• WRITTEN TASK:
Skip all pictures. Write out the data below from its first line through the line that contains "import plotly.graph_objects as go".

• RAW DATA:
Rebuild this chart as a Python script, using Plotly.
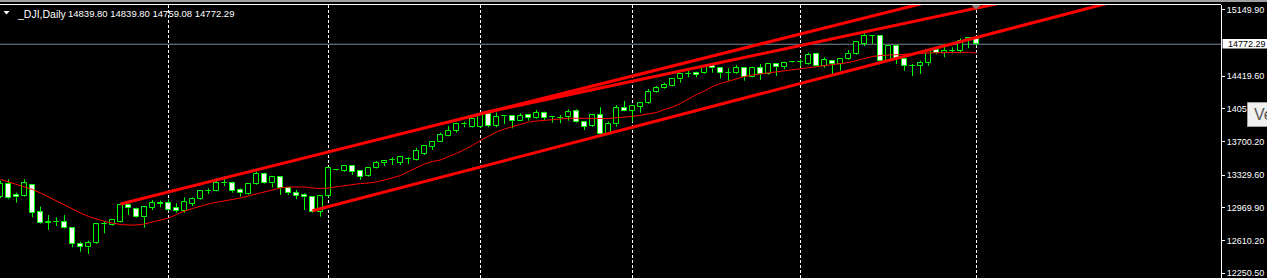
import plotly.graph_objects as go

# ---------------- data ----------------
opens = [13094, 13234, 13116, 13105, 13223, 12922, 12808, 12812, 12812, 12746,
         12570, 12537, 12581, 12790, 12779, 12819, 13003, 12955, 12867, 12973,
         13020, 13021, 12966, 12940, 13014, 13065, 13155, 13160, 13240, 13241,
         13168, 13124, 13230, 13344, 13241, 13307, 13186, 13131, 13113, 13087,
         12929, 13098, 13385, 13377, 13432, 13377, 13322, 13413, 13462, 13496,
         13468, 13511, 13498, 13564, 13644, 13699, 13765, 13821, 13889, 13865,
         13858, 14004, 13872, 13980, 13982, 13931, 13990, 13957, 14012, 13972,
         13962, 13975, 14034, 13913, 13872, 13990, 13781, 13891, 14067, 14041,
         14085, 14122, 14243, 14287, 14316, 14386, 14443, 14459, 14453, 14533,
         14508, 14457, 14453, 14508, 14415, 14508, 14442, 14555, 14519, 14572,
         14572, 14555, 14665, 14536, 14591, 14555, 14607, 14662, 14775, 14863,
         14865, 14591, 14753, 14607, 14535, 14536, 14563, 14709, 14673, 14699,
         14701, 14819, 14839.80]
highs = [13270, 13285, 13138, 13285, 13234, 12984, 12892, 12867, 12892, 12755,
         12598, 12609, 12799, 12819, 12843, 13010, 13021, 12973, 12984, 13058,
         13050, 13065, 13021, 13087, 13087, 13164, 13186, 13296, 13314, 13259,
         13186, 13241, 13369, 13358, 13314, 13314, 13201, 13168, 13131, 13094,
         13105, 13413, 13389, 13443, 13443, 13385, 13413, 13487, 13498, 13528,
         13545, 13528, 13633, 13663, 13707, 13799, 13872, 13909, 13920, 13960,
         14015, 14012, 14019, 13993, 13988, 14012, 13999, 14048, 14030, 13982,
         13993, 14056, 14056, 13922, 13999, 14078, 13920, 14103, 14148, 14100,
         14129, 14280, 14313, 14349, 14397, 14453, 14478, 14470, 14541, 14538,
         14514, 14508, 14544, 14516, 14525, 14555, 14563, 14563, 14580, 14577,
         14607, 14679, 14679, 14629, 14599, 14613, 14709, 14800, 14893, 14869,
         14869, 14761, 14761, 14613, 14555, 14591, 14717, 14739, 14775, 14739,
         14838, 14840, 14839.80]
lows = [13080, 13065, 13028, 13096, 12867, 12793, 12727, 12771, 12738, 12537,
        12488, 12463, 12573, 12691, 12771, 12812, 12892, 12859, 12753, 12947,
        12977, 12940, 12918, 12918, 12991, 13058, 13124, 13153, 13212, 13138,
        13096, 13116, 13223, 13234, 13197, 13113, 13113, 13065, 12947, 12918,
        12874, 13090, 13381, 13369, 13333, 13278, 13314, 13406, 13432, 13443,
        13443, 13454, 13492, 13553, 13608, 13696, 13759, 13799, 13858, 13856,
        13850, 13858, 13858, 13894, 13847, 13924, 13931, 13949, 13931, 13909,
        13902, 13931, 13905, 13828, 13861, 13773, 13773, 13865, 14034, 13920,
        14019, 14114, 14236, 14280, 14309, 14349, 14408, 14408, 14445, 14459,
        14397, 14371, 14445, 14371, 14408, 14379, 14434, 14423, 14497, 14569,
        14525, 14547, 14530, 14514, 14423, 14481, 14599, 14654, 14753, 14775,
        14585, 14585, 14555, 14481, 14423, 14445, 14536, 14662, 14629, 14673,
        14673, 14728, 14759.08]
closes = [13234, 13076, 13087, 13241, 12918, 12801, 12812, 12815, 12746, 12570,
          12543, 12581, 12790, 12794, 12837, 13003, 12966, 12867, 12977, 13021,
          13017, 12947, 12940, 13032, 13065, 13157, 13158, 13241, 13243, 13160,
          13131, 13234, 13344, 13241, 13307, 13186, 13131, 13105, 13087, 12929,
          13098, 13407, 13386, 13432, 13369, 13314, 13407, 13468, 13490, 13499,
          13528, 13513, 13600, 13652, 13699, 13773, 13817, 13894, 13892, 13949,
          14007, 13872, 13968, 13982, 13931, 13982, 13964, 14019, 13964, 13975,
          13965, 14023, 13913, 13865, 13990, 13781, 13891, 14067, 14041, 14092,
          14122, 14243, 14287, 14324, 14390, 14445, 14446, 14434, 14533, 14508,
          14453, 14460, 14508, 14415, 14508, 14442, 14555, 14519, 14563, 14574,
          14574, 14654, 14536, 14599, 14552, 14607, 14665, 14794, 14866, 14865,
          14591, 14753, 14607, 14536, 14538, 14569, 14709, 14673, 14698, 14701,
          14808, 14839.80, 14772.29]
moving_avg = [13285, 13256, 13234, 13206, 13173, 13135, 13091, 13047, 12997, 12953,
              12914, 12876, 12848, 12821, 12804, 12788, 12782, 12782, 12793, 12815,
              12837, 12859, 12898, 12936, 12964, 12991, 13014, 13032, 13047, 13063,
              13080, 13102, 13124, 13146, 13168, 13190, 13201, 13204, 13201, 13190,
              13184, 13190, 13204, 13217, 13230, 13239, 13245, 13256, 13278, 13305,
              13327, 13371, 13415, 13454, 13481, 13498, 13536, 13570, 13614, 13658,
              13713, 13762, 13806, 13839, 13867, 13894, 13916, 13927, 13935, 13938,
              13949, 13957, 13957, 13955, 13952, 13955, 13955, 13963, 13969, 13979,
              13990, 14004, 14021, 14054, 14081, 14120, 14170, 14219, 14258, 14307,
              14340, 14368, 14395, 14417, 14434, 14445, 14461, 14472, 14483, 14497,
              14508, 14519, 14525, 14533, 14544, 14558, 14571, 14593, 14615, 14637,
              14648, 14654, 14660, 14665, 14671, 14673, 14676, 14679, 14682, 14684,
              14684, 14684, 14676]
month_start_bars = [21, 41, 60, 79, 100, 122]
trend_upper_a = [(15, 13014), (125, 15436)]
trend_upper_b = [(60, 14010), (135, 15414)]
trend_lower = [(39, 12939), (160, 15721)]
tick_values = [15149.90, 14419.60, 14059.90, 13700.20, 13329.60, 12969.90, 12610.20, 12250.50]
last_price = 14772.29
symbol_label = "_DJI,Daily"
ohlc_label = "14839.80 14839.80 14759.08 14772.29"

# ---------------- geometry helpers (layout only) ----------------
W, H = 1267, 278
ML, MR, MT, MB = 0, 46, 5, 0
PW, PH = W - ML - MR, H - MT - MB


def pxx(x):
    return (x - ML) / PW


def pxy(y):
    return (H - MB - y) / PH


GREEN = "#00ff00"
bars = list(range(len(opens)))

fig = go.Figure()

# candle bodies
fig.add_trace(go.Bar(
    x=bars,
    y=[max(abs(c - o), 1.5) for o, c in zip(opens, closes)],
    base=[min(o, c) for o, c in zip(opens, closes)],
    width=0.55,
    marker=dict(color=["#000000" if c >= o else "#ffffff" for o, c in zip(opens, closes)],
                line=dict(color=GREEN, width=1)),
    hoverinfo="skip",
))

# wicks
wx, wy = [], []
for k, o, h, l, c in zip(bars, opens, highs, lows, closes):
    top, bot = max(o, c), min(o, c)
    if h > top:
        wx += [k, k, None]
        wy += [top, h, None]
    if l < bot:
        wx += [k, k, None]
        wy += [l, bot, None]
fig.add_trace(go.Scatter(x=wx, y=wy, mode="lines", line=dict(color=GREEN, width=1),
                         hoverinfo="skip"))

# moving average
fig.add_trace(go.Scatter(x=bars, y=moving_avg, mode="lines",
                         line=dict(color="#ff0000", width=1), hoverinfo="skip"))

# trend lines
for tl in (trend_upper_a, trend_upper_b, trend_lower):
    fig.add_trace(go.Scatter(x=[p[0] for p in tl], y=[p[1] for p in tl], mode="lines",
                             line=dict(color="#ff0000", width=3), hoverinfo="skip"))

shapes = []
for b in month_start_bars:
    shapes.append(dict(type="line", xref="x", yref="paper", x0=b, x1=b, y0=0, y1=1,
                       line=dict(color="#ffffff", width=1, dash="3px,2px"), layer="below"))
# bid line
shapes.append(dict(type="line", xref="paper", yref="y", x0=0, x1=1, y0=last_price, y1=last_price,
                   line=dict(color="#778899", width=1), layer="below"))
# window frame at top
shapes.append(dict(type="rect", xref="paper", yref="paper", x0=0, x1=pxx(W), y0=pxy(2), y1=pxy(0),
                   fillcolor="#a0a0a0", line=dict(width=0)))
shapes.append(dict(type="line", xref="paper", yref="paper", x0=0, x1=1, y0=pxy(4.5), y1=pxy(4.5),
                   line=dict(color="#ffffff", width=1)))
# chart-shift marker
shapes.append(dict(type="path", xref="paper", yref="paper",
                   path=f"M {pxx(971.5)},{pxy(5)} L {pxx(980.5)},{pxy(5)} L {pxx(976)},{pxy(9.5)} Z",
                   fillcolor="#808080", line=dict(width=0)))
# title triangle
shapes.append(dict(type="path", xref="paper", yref="paper",
                   path=f"M {pxx(3.5)},{pxy(11)} L {pxx(9.5)},{pxy(11)} L {pxx(6.5)},{pxy(14.5)} Z",
                   fillcolor="#ffffff", line=dict(width=0)))
# last price box
shapes.append(dict(type="rect", xref="paper", yref="paper", x0=pxx(1222.5), x1=pxx(W),
                   y0=pxy(48.5), y1=pxy(39), fillcolor="#ffffff", line=dict(width=0)))
# tooltip box
shapes.append(dict(type="rect", xref="paper", yref="paper", x0=pxx(1247.5), x1=pxx(1272),
                   y0=pxy(126.5), y1=pxy(102.5), fillcolor="#f0f0f0",
                   line=dict(color="#a0a0a0", width=1)))

annotations = [
    dict(text=symbol_label, xref="paper", yref="paper", x=pxx(15), y=pxy(13.5),
         xanchor="left", yanchor="middle", showarrow=False,
         font=dict(color="#ffffff", size=10.5, family="Liberation Sans")),
    dict(text=ohlc_label, xref="paper", yref="paper", x=pxx(65.5), y=pxy(13.5),
         xanchor="left", yanchor="middle", showarrow=False,
         font=dict(color="#ffffff", size=9.5, family="Liberation Sans")),
    dict(text=f"{last_price:.2f}", xref="paper", yref="paper", x=pxx(1226), y=pxy(44),
         xanchor="left", yanchor="middle", showarrow=False,
         font=dict(color="#000000", size=9, family="Liberation Sans")),
    dict(text="Ve", xref="paper", yref="paper", x=pxx(1251.5), y=pxy(114.5),
         xanchor="left", yanchor="middle", showarrow=False,
         font=dict(color="#555555", size=16, family="Liberation Sans")),
]

fig.update_layout(
    width=W, height=H,
    margin=dict(l=ML, r=MR, t=MT, b=MB),
    paper_bgcolor="#000000", plot_bgcolor="#000000",
    showlegend=False, bargap=0,
    shapes=shapes, annotations=annotations,
    xaxis=dict(visible=False, range=[-0.0625, PW / 8 - 0.0625], fixedrange=True),
    yaxis=dict(side="right", range=[12198.7, 15204.5],
               tickvals=tick_values, ticktext=[f"{v:.2f}" for v in tick_values],
               tickfont=dict(color="#ffffff", size=9, family="Liberation Sans"),
               ticks="outside", ticklen=3, tickcolor="#ffffff",
               ticklabeloverflow="allow",
               showline=True, linecolor="#ffffff", linewidth=1,
               showgrid=False, zeroline=False, fixedrange=True),
)

fig.write_html("out.html", config={"displayModeBar": False})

• ANSWER TO THIS PROBLEM:
Rebuild this chart as a Python script, using Plotly.
import plotly.graph_objects as go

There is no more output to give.